◆ **Material shown**
★ ★ ★ ★

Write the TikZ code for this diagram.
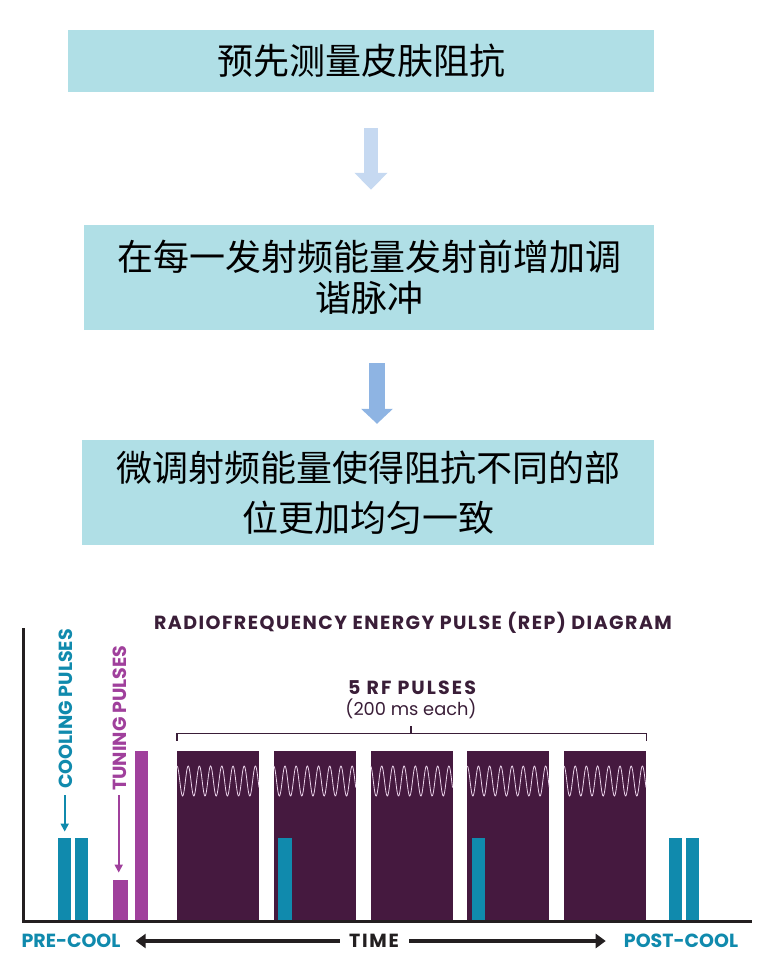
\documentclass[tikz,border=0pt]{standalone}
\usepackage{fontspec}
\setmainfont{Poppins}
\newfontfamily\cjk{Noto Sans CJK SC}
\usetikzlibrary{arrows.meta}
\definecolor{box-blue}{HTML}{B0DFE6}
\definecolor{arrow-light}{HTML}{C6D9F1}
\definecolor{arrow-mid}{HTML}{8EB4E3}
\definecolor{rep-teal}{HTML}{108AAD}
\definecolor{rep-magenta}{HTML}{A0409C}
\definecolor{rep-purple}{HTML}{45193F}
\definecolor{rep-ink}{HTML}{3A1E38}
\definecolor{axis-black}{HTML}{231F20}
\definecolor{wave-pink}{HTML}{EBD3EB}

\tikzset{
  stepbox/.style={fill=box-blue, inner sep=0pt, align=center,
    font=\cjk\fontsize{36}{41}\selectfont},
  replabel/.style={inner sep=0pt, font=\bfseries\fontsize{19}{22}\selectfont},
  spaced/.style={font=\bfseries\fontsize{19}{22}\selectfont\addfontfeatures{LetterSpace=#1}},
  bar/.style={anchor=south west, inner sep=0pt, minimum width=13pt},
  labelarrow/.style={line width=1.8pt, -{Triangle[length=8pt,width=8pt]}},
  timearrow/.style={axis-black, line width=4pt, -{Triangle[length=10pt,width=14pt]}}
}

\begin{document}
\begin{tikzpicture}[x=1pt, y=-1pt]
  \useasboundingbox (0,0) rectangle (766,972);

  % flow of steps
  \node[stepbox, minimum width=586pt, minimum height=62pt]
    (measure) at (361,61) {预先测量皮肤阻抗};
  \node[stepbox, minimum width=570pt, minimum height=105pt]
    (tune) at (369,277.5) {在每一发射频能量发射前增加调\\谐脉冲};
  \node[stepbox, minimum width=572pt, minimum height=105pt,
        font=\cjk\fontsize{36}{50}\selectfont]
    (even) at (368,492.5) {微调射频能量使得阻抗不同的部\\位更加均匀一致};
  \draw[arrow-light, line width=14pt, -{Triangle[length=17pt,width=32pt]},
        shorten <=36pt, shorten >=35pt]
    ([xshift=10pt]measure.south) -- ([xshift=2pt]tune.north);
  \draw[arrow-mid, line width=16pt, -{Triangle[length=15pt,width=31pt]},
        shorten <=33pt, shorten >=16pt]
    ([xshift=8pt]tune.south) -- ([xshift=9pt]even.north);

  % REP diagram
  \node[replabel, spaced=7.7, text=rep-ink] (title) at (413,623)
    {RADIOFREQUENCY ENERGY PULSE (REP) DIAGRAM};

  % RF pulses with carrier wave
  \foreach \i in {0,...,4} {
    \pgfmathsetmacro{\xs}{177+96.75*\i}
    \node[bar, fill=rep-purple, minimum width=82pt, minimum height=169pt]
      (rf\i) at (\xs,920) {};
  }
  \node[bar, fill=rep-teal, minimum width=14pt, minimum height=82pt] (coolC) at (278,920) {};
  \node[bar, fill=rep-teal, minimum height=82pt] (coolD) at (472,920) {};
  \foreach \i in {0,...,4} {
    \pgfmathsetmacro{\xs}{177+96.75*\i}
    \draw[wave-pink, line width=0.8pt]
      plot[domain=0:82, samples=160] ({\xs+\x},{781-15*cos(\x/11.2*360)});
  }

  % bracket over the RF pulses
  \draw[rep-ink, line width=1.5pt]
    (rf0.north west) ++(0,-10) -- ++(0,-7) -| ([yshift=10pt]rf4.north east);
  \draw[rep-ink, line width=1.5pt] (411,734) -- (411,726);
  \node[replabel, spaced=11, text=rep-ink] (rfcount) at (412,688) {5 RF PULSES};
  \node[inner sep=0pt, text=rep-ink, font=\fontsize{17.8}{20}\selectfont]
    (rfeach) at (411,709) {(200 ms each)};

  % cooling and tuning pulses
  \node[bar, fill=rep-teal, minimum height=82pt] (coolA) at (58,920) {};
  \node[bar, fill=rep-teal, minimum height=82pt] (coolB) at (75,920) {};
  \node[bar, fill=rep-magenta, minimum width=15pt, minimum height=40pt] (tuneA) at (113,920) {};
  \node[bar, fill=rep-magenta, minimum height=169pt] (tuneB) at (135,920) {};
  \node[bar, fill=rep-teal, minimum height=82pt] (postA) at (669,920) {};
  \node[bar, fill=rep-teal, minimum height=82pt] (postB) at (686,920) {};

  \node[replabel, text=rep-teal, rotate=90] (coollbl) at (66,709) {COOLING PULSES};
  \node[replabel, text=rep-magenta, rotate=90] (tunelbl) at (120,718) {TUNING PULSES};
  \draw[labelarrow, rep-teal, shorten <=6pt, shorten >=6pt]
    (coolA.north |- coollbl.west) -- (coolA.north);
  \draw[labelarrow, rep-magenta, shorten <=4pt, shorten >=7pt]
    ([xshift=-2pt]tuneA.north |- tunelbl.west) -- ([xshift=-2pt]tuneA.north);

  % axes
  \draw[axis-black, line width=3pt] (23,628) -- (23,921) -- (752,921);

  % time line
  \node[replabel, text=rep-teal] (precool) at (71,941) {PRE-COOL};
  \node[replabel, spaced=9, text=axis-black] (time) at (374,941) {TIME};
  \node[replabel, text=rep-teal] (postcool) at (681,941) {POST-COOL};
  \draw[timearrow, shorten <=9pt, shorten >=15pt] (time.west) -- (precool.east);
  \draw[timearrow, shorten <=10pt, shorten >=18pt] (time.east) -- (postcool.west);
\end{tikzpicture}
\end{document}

★ ★ ★ ★

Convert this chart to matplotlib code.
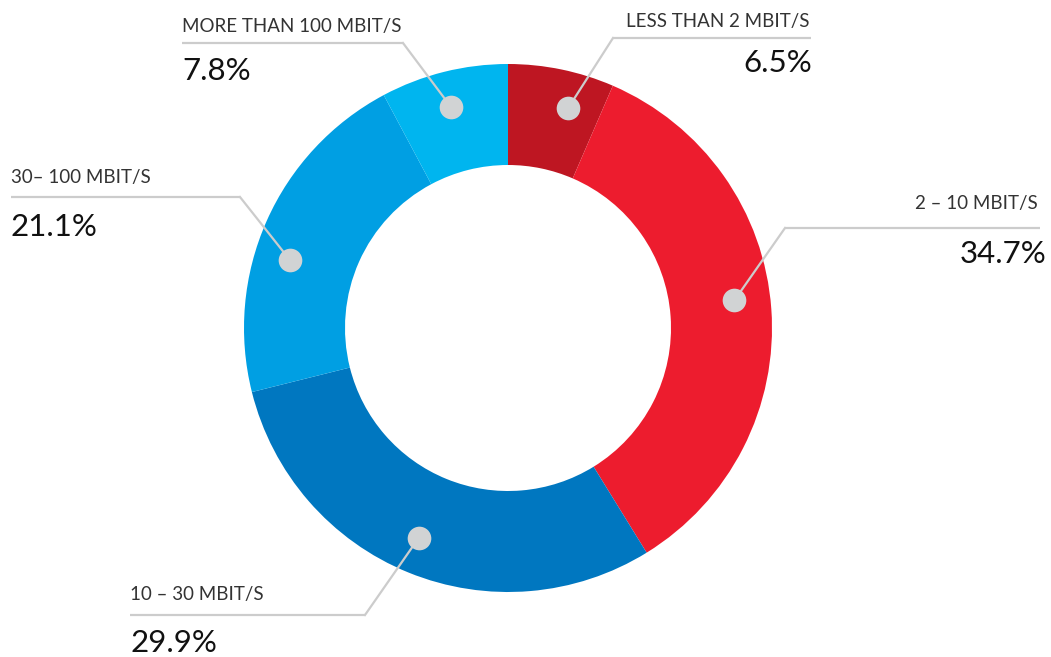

★ ★ ★ ★

Collect the complete line wherever the string "code" appears in the records.

◆ **Solution below**
Write the TikZ code for this diagram.
Convert this chart to matplotlib code.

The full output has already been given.